New Afghan cabinet ‘today’
The Taliban said yesterday they were close to forming a new government, as dozens of women held a rare protest for the right to work under a new regime that faces enormous economic hurdles and deep public mistrust.
The Islamist militants, who have pledged a softer brand of rule than during their brutal reign of 1996-2001, must now transform from insurgent group to governing power.
The announcement of a cabinet, which two Taliban sources told AFP may take place today following afternoon prayers, would come just days after the chaotic pullout of US forces from Afghanistan, ending America's longest war with an astounding military victory for the Islamist group.
In one of the most symbolic moments since the takeover of Kabul on August 15, the militants paraded Wednesday some of the military hardware they had captured during their offensive, even flying a Black Hawk helicopter over Kandahar, their movement's spiritual heartland.
Now, all eyes are on whether the Taliban can deliver a cabinet capable of managing a war-wracked economy and honour the movement's pledges of a more "inclusive" government.
Speculation is rife about the make-up of a new government, although a senior official said Wednesday that women were unlikely to be included.
Senior leader Sher Mohammad Abbas Stanikzai -- a hardliner in the first Taliban administration -- told BBC Pashto in an interview that while women could continue working, there "may not" be a place for them in the cabinet of any future government or any other top post.

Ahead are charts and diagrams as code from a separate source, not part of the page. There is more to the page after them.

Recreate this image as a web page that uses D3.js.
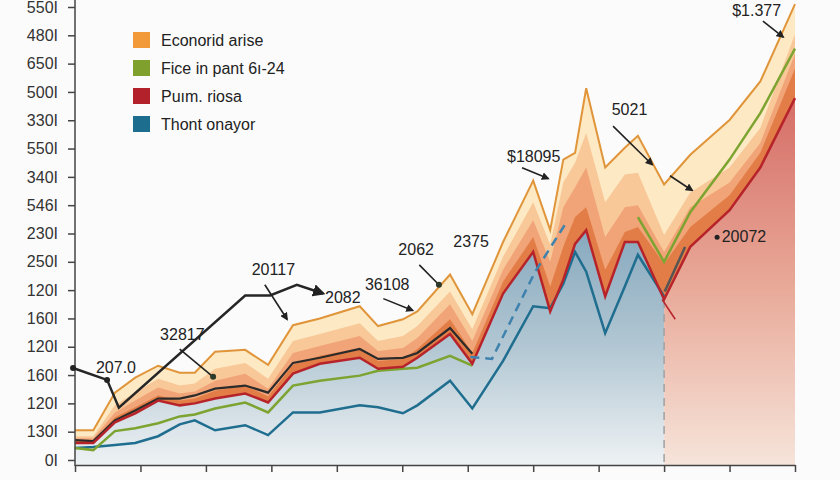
<!DOCTYPE html>
<html>
<head>
<meta charset="utf-8">
<script src="https://cdn.jsdelivr.net/npm/d3@7"></script>
<style>
  body { margin: 0; background: #fbfbfb; }
  text { font-family: "Liberation Sans", Arial, sans-serif; }
</style>
</head>
<body>
<div id="chart"></div>
<script>

// x positions of vertices (axis units, 10 per tick)
var xs = [0, 2.8, 6.1, 9.2, 12.7, 16, 18.3, 21.4, 26, 29.5, 33.3, 37.4, 43.5, 46.3, 50.1, 52.3, 57.3, 60.7, 65.4, 70, 72.6, 74.6, 76.4, 78.1, 81, 84, 86, 90, 94, 100, 104.7, 110];

// stacked band boundaries, bottom to top
var redLine  = [60, 60, 133, 165, 210, 193, 200, 217, 235, 203, 305, 340, 361, 322, 329, 361, 445, 340, 588, 735, 525, 637, 763, 812, 578, 770, 770, 567, 753, 882, 1033, 1278];
var band1Top = [70, 70, 151, 186, 228, 210, 217, 245, 263, 224, 336, 368, 396, 350, 357, 392, 497, 378, 630, 788, 613, 753, 858, 893, 672, 805, 823, 693, 823, 935, 1085, 1383];
var band2Top = [77, 77, 168, 210, 256, 235, 242, 280, 305, 252, 378, 403, 438, 385, 396, 431, 550, 420, 672, 847, 700, 893, 963, 1033, 788, 893, 900, 735, 893, 980, 1120, 1435];
var band3Top = [84, 84, 193, 238, 287, 263, 270, 322, 343, 287, 420, 445, 483, 420, 438, 473, 595, 462, 718, 910, 760, 980, 1050, 1155, 910, 1008, 1015, 795, 945, 1033, 1173, 1505];
var topLine  = [105, 105, 238, 291, 333, 308, 308, 382, 389, 336, 476, 500, 543, 473, 497, 525, 655, 515, 770, 987, 812, 1061, 1085, 1313, 1033, 1103, 1145, 973, 1078, 1201, 1337, 1610];

var blueLine  = [42, 46, 53, 60, 84, 126, 140, 105, 123, 88, 168, 168, 193, 186, 165, 193, 280, 182, 350, 543, 536, 623, 735, 665, 448, 613, 725, 578, null, null, null, null];
var greenLine = [42, 35, 102, 112, 130, 154, 161, 182, 203, 168, 263, 280, 298, 315, 322, 326, 368, 333, null, null, null, null, null, null, null, null, 858, 700, 875, 1061, 1225, 1453];
var blackLine = [70, 67, 140, 175, 217, 217, 228, 252, 263, 238, 343, 361, 392, 357, 361, 378, 466, 375, null, null, null, null, null, null, null, null, null, null, null, null, null, null];

var yTickLabels = ["0I", "130I", "120I", "160I", "120I", "160I", "120I", "250I", "230I", "546I", "340I", "550I", "330I", "500I", "650I", "480I", "550I"];

var legendNames = ["Econorid arise", "Fice in pant 6ı-24", "Puım. riosa", "Thont onayor"];
var legendColors = ["#f2993a", "#7fa02c", "#b3212a", "#1d6d8e"];

// annotation labels and pointers, data coordinates
var labels = [
  { t: "207.0", x: 3.2, y: 308 },
  { t: "32817", x: 13.0, y: 423 },
  { t: "20117", x: 27.0, y: 654 },
  { t: "2082", x: 38.2, y: 553 },
  { t: "36108", x: 44.3, y: 602 },
  { t: "2062", x: 49.4, y: 724 },
  { t: "2375", x: 57.8, y: 752 },
  { t: "$18095", x: 66.0, y: 1053 },
  { t: "5021", x: 82.0, y: 1218 },
  { t: "$1.377", x: 100.4, y: 1568 },
  { t: "20072", x: 98.8, y: 770 }
];
var pointers = [
  { x1: 16.0, y1: 392, x2: 21.1, y2: 294, dot: true },
  { x1: 29.0, y1: 619, x2: 32.4, y2: 497, dot: false },
  { x1: 47.1, y1: 570, x2: 51.6, y2: 528, dot: false },
  { x1: 52.6, y1: 689, x2: 55.6, y2: 619, dot: true },
  { x1: 68.3, y1: 1032, x2: 72.3, y2: 994, dot: false },
  { x1: 82.2, y1: 1179, x2: 88.2, y2: 1043, dot: false },
  { x1: 90.9, y1: 1004, x2: 94.3, y2: 952, dot: false },
  { x1: 105.1, y1: 1550, x2: 108.2, y2: 1494, dot: false }
];
var bigPath = [[-0.3, 325], [4.9, 283], [6.7, 185], [26.0, 581], [29.8, 581], [33.9, 619], [37.9, 588]];
var dashPath = [[60.4, 364], [63.7, 357], [70.3, 665], [74.9, 833]];

var width = 840,
    height = 480;

var svg = d3.select("#chart").append("svg")
    .attr("width", width)
    .attr("height", height);

var x = d3.scaleLinear().domain([0, 110]).range([75, 795]);
var y = d3.scaleLinear().domain([0, 1600]).range([460, 7]);

var defs = svg.append("defs");
var blueGrad = defs.append("linearGradient").attr("id", "blueGrad")
    .attr("gradientUnits", "userSpaceOnUse").attr("x1", 0).attr("y1", 230).attr("x2", 0).attr("y2", 465);
blueGrad.append("stop").attr("offset", 0).attr("stop-color", "#87a9be");
blueGrad.append("stop").attr("offset", 0.5).attr("stop-color", "#b2c7d3");
blueGrad.append("stop").attr("offset", 1).attr("stop-color", "#eef2f4");
var redGrad = defs.append("linearGradient").attr("id", "redGrad")
    .attr("gradientUnits", "userSpaceOnUse").attr("x1", 0).attr("y1", 95).attr("x2", 0).attr("y2", 465);
redGrad.append("stop").attr("offset", 0).attr("stop-color", "#d56c66");
redGrad.append("stop").attr("offset", 0.5).attr("stop-color", "#e8a796");
redGrad.append("stop").attr("offset", 1).attr("stop-color", "#f6e4da");
defs.append("marker").attr("id", "arrow")
    .attr("viewBox", "0 0 10 10").attr("refX", 8).attr("refY", 5)
    .attr("markerWidth", 5).attr("markerHeight", 5).attr("orient", "auto")
  .append("path").attr("d", "M0,0L10,5L0,10z").attr("fill", "#222");

var rows = xs.map(function(d, i) {
  return { x: d, r: redLine[i], b1: band1Top[i], b2: band2Top[i], b3: band3Top[i], t: topLine[i],
           blue: blueLine[i], green: greenLine[i], black: blackLine[i] };
});

var under = d3.area()
    .x(function(d) { return x(d.x); })
    .y0(465)
    .y1(function(d) { return y(d.r); });

svg.append("path").datum(rows.filter(function(d) { return d.x <= 90; }))
    .attr("d", under).attr("fill", "url(#blueGrad)");
svg.append("path").datum(rows.filter(function(d) { return d.x >= 90; }))
    .attr("d", under).attr("fill", "url(#redGrad)");

// orange bands
var bands = [
  { lo: "r", hi: "t", color: "#fde9c4" },
  { lo: "r", hi: "b3", color: "#f8c898" },
  { lo: "r", hi: "b2", color: "#f1a477" },
  { lo: "r", hi: "b1", color: "#e27d47" }
];
bands.forEach(function(b) {
  svg.append("path").datum(rows)
      .attr("fill", b.color)
      .attr("d", d3.area()
        .x(function(d) { return x(d.x); })
        .y0(function(d) { return y(d[b.lo]); })
        .y1(function(d) { return y(d[b.hi]); }));
});

svg.append("line")
    .attr("x1", x(90)).attr("x2", x(90))
    .attr("y1", 300).attr("y2", 465)
    .attr("stroke", "#a0a0a0").attr("stroke-width", 1.5).attr("stroke-dasharray", "8,6");

function lineOf(key) {
  return d3.line()
    .defined(function(d) { return d[key] != null; })
    .x(function(d) { return x(d.x); })
    .y(function(d) { return y(d[key]); });
}

svg.append("path").datum(rows).attr("d", lineOf("t"))
    .attr("fill", "none").attr("stroke", "#e0953a").attr("stroke-width", 2);
svg.append("path").datum(rows).attr("d", lineOf("blue"))
    .attr("fill", "none").attr("stroke", "#1f6e8f").attr("stroke-width", 2.5);
svg.append("path").datum(rows).attr("d", lineOf("green"))
    .attr("fill", "none").attr("stroke", "#7da331").attr("stroke-width", 2.5);
svg.append("path").datum(rows).attr("d", lineOf("black"))
    .attr("fill", "none").attr("stroke", "#2b2b2b").attr("stroke-width", 2.2);
svg.append("path").datum(rows).attr("d", lineOf("r"))
    .attr("fill", "none").attr("stroke", "#b7232a").attr("stroke-width", 2.5);

// dashed blue trace
svg.append("path").datum(dashPath)
    .attr("d", d3.line().x(function(d) { return x(d[0]); }).y(function(d) { return y(d[1]); }))
    .attr("fill", "none").attr("stroke", "#3f82ad").attr("stroke-width", 2.5)
    .attr("stroke-dasharray", "9,6");

svg.append("path").datum([[90.1, 595], [93.2, 752]])
    .attr("d", d3.line().x(function(d) { return x(d[0]); }).y(function(d) { return y(d[1]); }))
    .attr("stroke", "#555").attr("stroke-width", 2.5);
svg.append("path").datum([[89.7, 567], [91.7, 497]])
    .attr("d", d3.line().x(function(d) { return x(d[0]); }).y(function(d) { return y(d[1]); }))
    .attr("fill", "none").attr("stroke", "#b7232a").attr("stroke-width", 1.5);

// axes
svg.append("g")
    .attr("transform", "translate(" + x(0) + ",0)")
    .call(d3.axisLeft(y)
      .tickValues(d3.range(0, 1601, 100))
      .tickFormat(function(d, i) { return yTickLabels[i]; })
      .tickSize(7).tickPadding(10).tickSizeOuter(0))
    .call(function(g) {
      g.select(".domain").remove();
      g.selectAll("line").attr("stroke", "#444").attr("stroke-width", 1.5);
      g.selectAll("text").attr("fill", "#333").style("font-size", "16px")
        .style("font-family", "'Liberation Sans', Arial, sans-serif");
    });
svg.append("line")
    .attr("x1", x(0)).attr("x2", x(0)).attr("y1", 0).attr("y2", 466)
    .attr("stroke", "#444").attr("stroke-width", 1.5);

svg.append("g")
    .attr("transform", "translate(0,465)")
    .call(d3.axisBottom(x).tickValues(d3.range(0, 111, 10)).tickFormat("").tickSize(7).tickSizeOuter(0))
    .call(function(g) {
      g.select(".domain").attr("stroke", "#444").attr("stroke-width", 1.5);
      g.selectAll("line").attr("stroke", "#444").attr("stroke-width", 1.5);
    });

// annotations
svg.append("path").datum(bigPath)
    .attr("d", d3.line().x(function(d) { return x(d[0]); }).y(function(d) { return y(d[1]); }))
    .attr("fill", "none").attr("stroke", "#262626").attr("stroke-width", 2.5)
    .attr("marker-end", "url(#arrow)");
svg.selectAll(".bigdot").data(bigPath.slice(0, 2)).enter().append("circle")
    .attr("cx", function(d) { return x(d[0]); })
    .attr("cy", function(d) { return y(d[1]); })
    .attr("r", 3).attr("fill", "#222");

svg.selectAll(".pointer").data(pointers).enter().append("line")
    .attr("x1", function(d) { return x(d.x1); })
    .attr("y1", function(d) { return y(d.y1); })
    .attr("x2", function(d) { return x(d.x2); })
    .attr("y2", function(d) { return y(d.y2); })
    .attr("stroke", "#222").attr("stroke-width", 1.6)
    .attr("marker-end", function(d) { return d.dot ? null : "url(#arrow)"; });
svg.selectAll(".pdot").data(pointers.filter(function(d) { return d.dot; })).enter().append("circle")
    .attr("cx", function(d) { return x(d.x2); })
    .attr("cy", function(d) { return y(d.y2); })
    .attr("r", 3).attr("fill", "#2d3a2a");

svg.append("circle").attr("cx", x(98.1)).attr("cy", y(787)).attr("r", 2.5).attr("fill", "#222");

svg.selectAll(".note").data(labels).enter().append("text")
    .attr("x", function(d) { return x(d.x); })
    .attr("y", function(d) { return y(d.y); })
    .attr("fill", "#222")
    .style("font-size", "16px")
    .text(function(d) { return d.t; });

// legend
var legend = svg.selectAll(".legend").data(legendNames).enter().append("g")
    .attr("transform", function(d, i) { return "translate(133," + (32 + i * 28) + ")"; });
legend.append("rect")
    .attr("width", 17).attr("height", 16)
    .attr("fill", function(d, i) { return legendColors[i]; });
legend.append("text")
    .attr("x", 28).attr("y", 14)
    .attr("fill", "#222")
    .style("font-size", "16px")
    .text(function(d) { return d; });

</script>
</body>
</html>
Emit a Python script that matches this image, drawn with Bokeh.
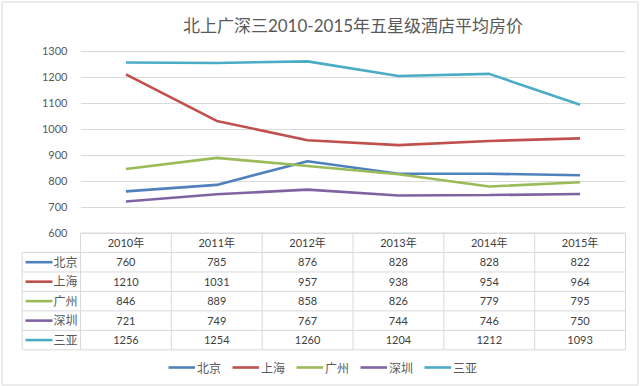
from bokeh.plotting import figure
from bokeh.models import (Range1d, FixedTicker, Legend, LegendItem, ColumnDataSource, Title)
from bokeh.core.properties import value
from bokeh.embed import file_html
from bokeh.resources import INLINE

# ---------------- data ----------------
years = ["2010年", "2011年", "2012年", "2013年", "2014年", "2015年"]
cities = ["北京", "上海", "广州", "深圳", "三亚"]
beijing = [760, 785, 876, 828, 828, 822]
shanghai = [1210, 1031, 957, 938, 954, 964]
guangzhou = [846, 889, 858, 826, 779, 795]
shenzhen = [721, 749, 767, 744, 746, 750]
sanya = [1256, 1254, 1260, 1204, 1212, 1093]
colors = ["#4F81BD", "#C0504D", "#9BBB59", "#8064A2", "#4BACC6"]
y_ticks = [600, 700, 800, 900, 1000, 1100, 1200, 1300]
title_text = "北上广深三2010-2015年五星级酒店平均房价"

series = [beijing, shanghai, guangzhou, shenzhen, sanya]

# ---------------- layout (pixels) ----------------
W, H = 640, 386
FL, FR, FT, FB = 80, 15, 40, 0
FW, FH = W - FL - FR, H - FT - FB
Y_TOP_PX, Y_600_PX = 10.5, 192.5          # positions of 1300 / 600 lines in frame
k = (Y_600_PX - Y_TOP_PX) / (y_ticks[-1] - y_ticks[0])
ROW_PX = 19.47
unit_px = FW / len(years)

FONT = "Lato, 'Noto Sans CJK SC'"
GRID = "#d9d9d9"
TXT = "#404040"

p = figure(width=W, height=H, output_backend="svg", toolbar_location=None,
           x_axis_location=None, min_border_left=FL, min_border_right=FR,
           min_border_top=FT, min_border_bottom=FB,
           x_range=Range1d(0, len(years)),
           y_range=Range1d(y_ticks[0] - (FH - Y_600_PX) / k, y_ticks[-1] + Y_TOP_PX / k),
           outline_line_color=None)
p.extra_y_ranges = {"table": Range1d((FH - Y_600_PX) / ROW_PX, -Y_600_PX / ROW_PX)}

p.title = Title(text=title_text, align="center", text_font_size="17px",
                text_color="#595959", text_font_style="normal", text_font=FONT)

p.yaxis.ticker = FixedTicker(ticks=y_ticks)
p.yaxis.axis_line_color = None
p.yaxis.major_tick_line_color = None
p.yaxis.minor_tick_line_color = None
p.yaxis.major_tick_out = 0
p.yaxis.major_label_standoff = 13
p.yaxis.major_label_text_font_size = "11px"
p.yaxis.major_label_text_color = "#595959"
p.yaxis.major_label_text_font = FONT
p.ygrid.ticker = FixedTicker(ticks=y_ticks)
p.ygrid.grid_line_color = GRID
p.xgrid.visible = False

xc = [i + 0.5 for i in range(len(years))]

# lines
renderers = []
for name, vals, c in zip(cities, series, colors):
    src = ColumnDataSource(dict(x=xc, y=vals))
    r = p.line("x", "y", source=src, line_color=c, line_width=2.6)
    renderers.append(r)

# table
lab_left = -58.3 / unit_px
sw0 = -55.0 / unit_px
sw1 = -28.0 / unit_px
txt0 = -27.0 / unit_px
n = len(cities)

# horizontal borders
p.segment(x0=[0] + [lab_left] * n, x1=[len(years)] * (n + 1),
          y0=list(range(n + 1)), y1=list(range(n + 1)),
          y_range_name="table", line_color=GRID, line_width=1, level="overlay")
# vertical borders
p.segment(x0=list(range(len(years) + 1)) + [lab_left],
          x1=list(range(len(years) + 1)) + [lab_left],
          y0=[0] * (len(years) + 1) + [1], y1=[n + 1] * (len(years) + 2),
          y_range_name="table", line_color=GRID, line_width=1, level="overlay")
p.segment(x0=[lab_left], x1=[len(years)], y0=[n + 1], y1=[n + 1],
          y_range_name="table", line_color=GRID, line_width=1, level="overlay")

p.text(x=xc, y=[0.5] * len(years), text=years, y_range_name="table",
       text_align="center", text_baseline="middle", text_font_size="11px",
       text_color=TXT, text_font=value(FONT))
for j, (name, vals, c) in enumerate(zip(cities, series, colors)):
    p.text(x=xc, y=[j + 1.5] * len(years), text=[str(v) for v in vals],
           y_range_name="table", text_align="center", text_baseline="middle",
           text_font_size="11px", text_color=TXT, text_font=value(FONT))
    p.segment(x0=[sw0], x1=[sw1], y0=[j + 1.5], y1=[j + 1.5], y_range_name="table",
              line_color=c, line_width=2.6, level="overlay")
    p.text(x=[txt0], y=[j + 1.5], text=[name], y_range_name="table",
           text_align="left", text_baseline="middle", text_font_size="12px",
           text_color="#595959", text_font=value(FONT), level="overlay")

legend = Legend(items=[LegendItem(label=nm, renderers=[r]) for nm, r in zip(cities, renderers)],
                orientation="horizontal", location=(88, 9), glyph_width=27, glyph_height=20,
                label_standoff=2, spacing=11, padding=0, margin=0,
                border_line_alpha=0, background_fill_alpha=0,
                label_text_font_size="12px", label_text_color="#595959",
                label_text_font=FONT)
p.add_layout(legend)

# outer chart border
def tpy(py):
    return (py - FT - Y_600_PX) / ROW_PX

p.quad(left=[(1.5 - FL) / unit_px], right=[(637.5 - FL) / unit_px],
       top=[tpy(1.5)], bottom=[tpy(384.5)], y_range_name="table",
       fill_color=None, line_color=GRID, line_width=1, level="overlay")

open("out.html", "w").write(file_html(p, INLINE))
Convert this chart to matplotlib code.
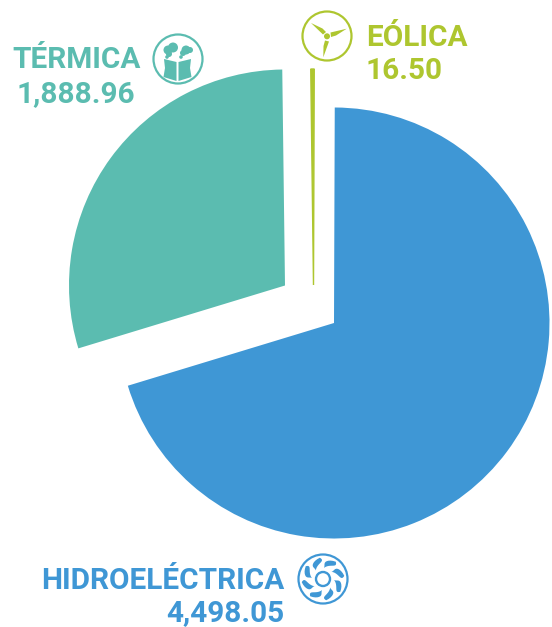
import numpy as np
import matplotlib
matplotlib.use('Agg')
import matplotlib.pyplot as plt
from matplotlib.patches import Circle, Polygon

W, H = 552, 627

# MW per source, clockwise from the top
sources = ["HIDROELÉCTRICA", "TÉRMICA", "EÓLICA"]
values = [4498.05, 1888.96, 16.50]
value_labels = ["4,498.05", "1,888.96", "16.50"]
colors = ["#3F97D5", "#5BBCB0", "#AEC62F"]


def py(y):
    # picture y (from the top) to axes y
    return H - y


fig = plt.figure(figsize=(W / 100, H / 100), dpi=100)
ax = fig.add_axes([0, 0, 1, 1])

wedges, _ = ax.pie(values, colors=colors, startangle=89.8, counterclock=False,
                   radius=216, frame=False)
# each slice is pulled away from the others by hand
centers = [(334, 323), (285, 285.5), (313.5, 285)]
for w, c in zip(wedges, centers):
    w.set_center((c[0], py(c[1])))
wedges[0].set_radius(215.5)
wedges[2].set_edgecolor(colors[2])
wedges[2].set_linewidth(1.0)

ax.set_xlim(0, W)
ax.set_ylim(0, H)
ax.set_aspect('equal')
ax.axis('off')

font = {'family': 'Roboto', 'weight': 'bold', 'fontsize': 21.4}
ax.text(284.5, py(589), sources[0], color=colors[0], ha='right', va='baseline', **font)
ax.text(284.5, py(621), value_labels[0], color=colors[0], ha='right', va='baseline', **font)
ax.text(140.5, py(68), sources[1], color=colors[1], ha='right', va='baseline', **font)
ax.text(135, py(102), value_labels[1], color=colors[1], ha='right', va='baseline', **font)
ax.text(366, py(46), sources[2], color=colors[2], ha='left', va='baseline', **font)
ax.text(366, py(79), value_labels[2], color=colors[2], ha='left', va='baseline', **font)


def ring(cx, cy, color):
    ax.add_patch(Circle((cx, py(cy)), 24.5, fill=False, ec=color, lw=1.6))


def poly(pts, color):
    ax.add_patch(Polygon([(x, py(y)) for x, y in pts], closed=True, fc=color, ec='none'))


def blob(x, y, r, color):
    ax.add_patch(Circle((x, py(y)), r, fc=color, ec='none'))


# thermal icon: two cooling towers with smoke
c = colors[1]
ring(178, 59, c)
poly([(164, 59), (176.5, 62), (176.5, 81), (163.5, 77), (165, 68)], c)
poly([(191, 59), (178.5, 62), (178.5, 81), (191.5, 77), (190, 68)], c)
for x, y, r in [(173, 47.5, 5), (168, 50, 4.5), (169, 54, 3), (167, 57, 1.8)]:
    blob(x, y, r, c)
for x, y, r in [(186, 50, 4.5), (190, 50, 3), (183, 53, 3), (181, 57, 1.8)]:
    blob(x, y, r, c)

# wind icon: three blades round a hub
c = colors[2]
ring(327, 36, c)
poly([(311, 23), (322.5, 28.5), (326, 32), (323, 34.5)], c)
poly([(346.7, 28.7), (336, 35.5), (331, 37), (330.5, 32.5)], c)
poly([(323.3, 57.3), (323.5, 46), (325, 40.5), (329, 41.5)], c)
blob(327, 36.3, 3, c)

# hydro icon: turbine with curved blades
c = colors[0]
cx, cy = 323, 579
ring(cx, cy, c)
ax.add_patch(Circle((cx, py(cy)), 7.0, fill=False, ec=c, lw=1.7))
for k in range(8):
    a = np.radians(k * 45 + 5)
    t = np.linspace(0, 1, 14)
    rr = 11 + 10.5 * t
    mid = a + 0.55 * t
    half = 0.27 * np.sin(np.pi * t ** 1.4)
    outer = [(cx + r * np.cos(m + h), cy + r * np.sin(m + h)) for r, m, h in zip(rr, mid, half)]
    inner = [(cx + r * np.cos(m - h), cy + r * np.sin(m - h)) for r, m, h in zip(rr, mid, half)]
    poly(outer + inner[::-1], c)

fig.savefig("out.png", dpi=100, facecolor='white')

In the western city of Herat, some 50 women took to the streets in a rare, defiant protest for the right to work and over the lack of women's participation in the new government.
"It is our right to have education, work and security," the protesters chanted in unison, said an AFP journalist who witnessed the protest. "We are not afraid, we are united," they added.
Herat is a relatively cosmopolitan city on the ancient silk road near the Iranian border. It is one of the more prosperous in Afghanistan and girls have already returned to school there.
One of the organisers of the protest, Basira Taheri, told AFP she wanted the Taliban to include women in the new cabinet.
"We want the Taliban to hold consultations with us," Taheri said. "We don't see any women in their gatherings and meetings."
Among the 122,000 people who fled Afghanistan in a frenzied US-led airlift that ended on Monday was the first female Afghan journalist to interview a Taliban official live on television.
Speaking to AFP in Qatar, the former anchor for the Tolo News media group said women in Afghanistan were "in a very bad situation".
"I want to say to the international community -- please do anything (you can) for Afghan women," Beheshta Arghand said.
'BUSINESS BELOW ZERO'
Women's rights were not the only major concern in the lead-up to the Taliban's announcement of a new government.
In Kabul, residents voiced worry over the country's long-running economic difficulties, now seriously compounded by the militant movement's takeover.
"With the arrival of the Taliban, it's right to say that there is security, but business has gone down below zero," Karim Jan, an electronic goods shop owner, told AFP.
On Wednesday, a Qatar Airways flight landed at the trashed airport in Kabul -- a first step towards getting the facility back up and running as a crucial lifeline for aid.
Qatar is working with the Taliban to reopen the airport as soon as possible, its foreign minister said yesterday, urging the hardline Islamists to allow Afghans to leave.
"Hopefully in the next few days we will hear some good news," Qatari Foreign Minister Sheikh Mohammed bin Abdulrahman al-Thani told a news conference in Doha.
A source with knowledge of the matter said the goal was to resume flights both for humanitarian aid and to provide freedom of movement, including the resumption of evacuation efforts.
More than 123,000 foreign nationals and Afghans fled the country in the airlift operation, but many more are desperate to depart.
FIGHTING OVER VALLEY
Taliban forces and fighters loyal to local leader Ahmad Massoud, fought in Afghanistan's Panjshir Valley yesterday, with each side saying it had inflicted heavy casualties in recent days of combat in the last province resisting Taliban rule.
Following the fall of Kabul on August 15, several thousand fighters from local militias and the remnants of army and special forces units have massed in Panjshir.
The Taliban said it has failed to find a peaceful resolution with the resistance movement due to the "irrational demands" it put forward, according to Al Jazeera's Rob McBride reporting from Kabul.
Taliban fighters had entered Panjshir and taken control of some territory, the group's spokesman Zabihullah Mujahid said yesterday.
However, a spokesman for the National Resistance Front of Afghanistan (NRFA), a grouping of rebels, said it had full control of all passes and entrances and had driven back efforts to take Shotul district at the entrance to the valley.
The spokesman said NRFA forces had also killed large numbers of Taliban fighters on two fronts since clashes first broke out earlier in the week.